With the Clancy Water and Sewer District (CWSD) board vacant after the May 22 resignation of sole member and board president David Leitheiser, it falls to the County Commissioners to appoint a new board. 

At a meeting on May 25, previously scheduled as a CWSD meeting, County Commissioner Cory Kirsch announced that invitations to apply for the board would be sent to every person in the district on May 26. Montana statute requires that the county name new members when none remain.

The deadline to apply is tight, June 7, allowing the Commission to appoint board members at its meeting the following day. “If we get more than five [applications] we’ll have to filter through them and try to get a good board here to move on,” Kirsch said. The appointments would be valid for the remainder of the former members’ terms, between one and three years.

“Normally we’d take a little more time to do it,” Kirsch admitted at the meeting. The hurried timeline, he said, is dictated by looming deadlines for theAmerican Rescue Plan Act (ARPA). 

APRA, also called the COVID-19 Stimulus Package, is a $1.9 trillion federal bill that includes funding for infrastructure projects, including water and sewer. In a document prepared by Great West Engineering, three ARPA funding opportunities were identified: Treasury Funds Local and Fiscal Recovery Funds, State of Montana Minimum Allocation Grant, and State of Montana Competitive Grant Program.

Grant funds could go toward a long-debated centralized well project that would rectify the high levels of nitrates and uranium found in some Clancy wells. The project’s high cost, estimated at $3 million, has been one barrier to its implementation.

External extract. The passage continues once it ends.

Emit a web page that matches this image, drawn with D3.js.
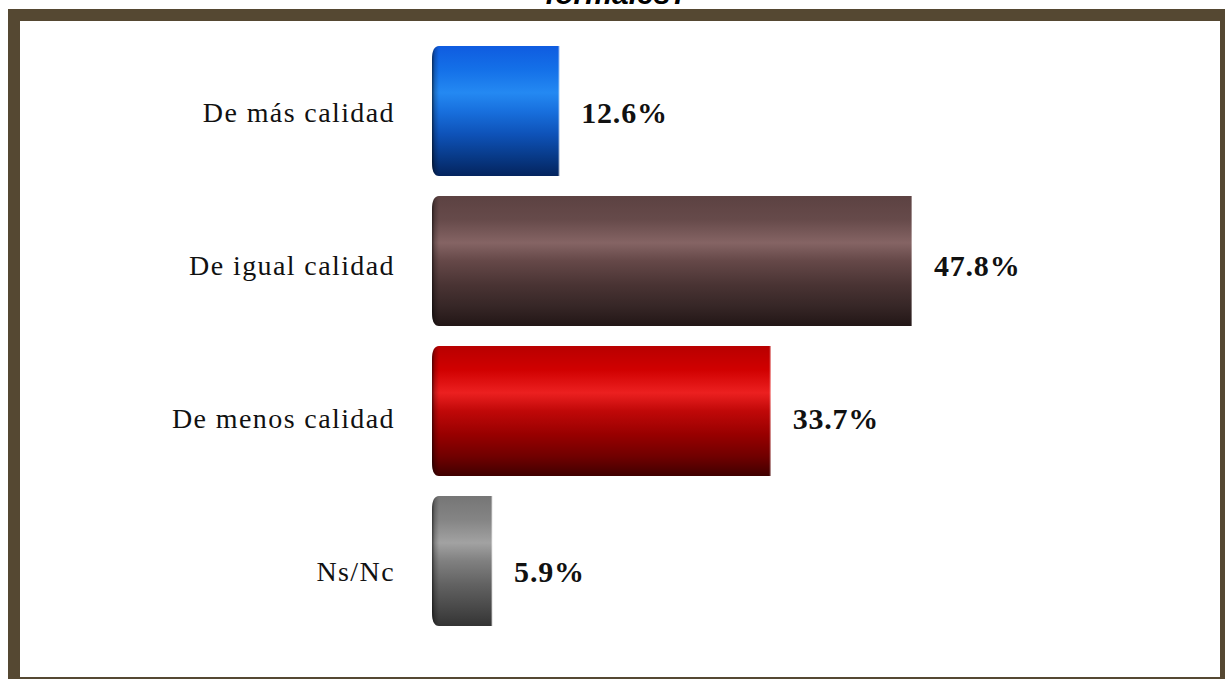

“Without a board, we are kind of stuck,” Kirsch said. The county itself cannot apply for the grant funds on behalf of the district, he said, so a new board would have to get started on the applications immediately to meet the July 15 deadline for ARPA grants available through the state.

“If we can use the grants we have right now for the water and match it with the ARPA funds from the state maybe we’ll get the water project for little or nothing,” Kirsch told the small crowd assembled for the meeting. There is also the possibility of receiving funding for a sewer system, he said, noting that it would be harder to get the grant without matching funds. 

CWSD has a valid Preliminary Engineering Report (PER) that can be used for grant applications, according to County Sanitarian Megan Bullock, who was relaying information from Collette Anderson, PE, the project engineer and architect from Great West Engineering.

“It’s a shovel-ready project,” said Bullock. “It would be a shame to not take this opportunity. It’s like we have a sugar daddy and we’re going to miss it.”

“This is probably the most important thing we’ve got going on right now,” said Kirsch. “This may be an avenue that allows us to get the project done almost cost-free.”